Sterling Bank Plc said it has committed 10 per cent of its total loan portfolio for the financing of agriculture in recognition of the significant contribution the sector is capable of making to the growth of the Nigerian economy.
Group Head, Agric Finance and Solid Minerals, Sterling Bank, Mrs. Bukola Awosanya, who disclosed this at a recent summit on Commodity Value-Chain Investment and Agribusiness Support Initiative through PPP in Abuja, said the bank’s commitment is a deliberate effort to support farmers and ensure that the “value chain is properly tied end to end.”
Mrs. Awosanya explained that agriculture financing constitutes one of the five focal sectors of intervention for the bank alongside health, education, renewal energy and transport (HEART).
She noted that the absence of good agricultural practices, failure of farmers to repay loans, inconsistency in government policies as well as bad weather, among others, are some of the constraints to lending to operators in the sector.
She said, “we want to encourage farmers but if the input is bad, the output will fall short of expectations. For instance, poor seed quality is an issue; lack of infrastructure such as bad roads is also an issue because it makes distribution of the harvest from the farm to the market difficult.
“Government policy also affects lending to the sector because after the bank has concluded arrangements to finance some farmers, the government may decide to lift a ban on the importation of the commodity. What happens to the ones you have done? So government policy is also a problem in agriculture.”
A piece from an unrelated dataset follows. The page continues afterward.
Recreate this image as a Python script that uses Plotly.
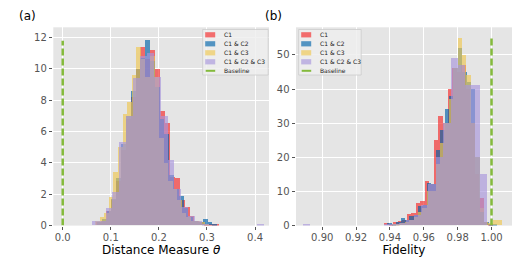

However, Awosanya said Sterling Bank is interested in providing funds to assist farmers to grow although poor farmer education remains an issue. “There is a need to train farmers on the need to always repay a loan because when loans are not repaid, banks will not be encouraged to lend to them again,” she said.
She added: “We also want government to ensure that they don’t just talk the talk but do what they set out to do. We spoke about fluctuation of price. If government doesn’t come up to mop up funds so that prices are stable, it is also a problem to finance agriculture.”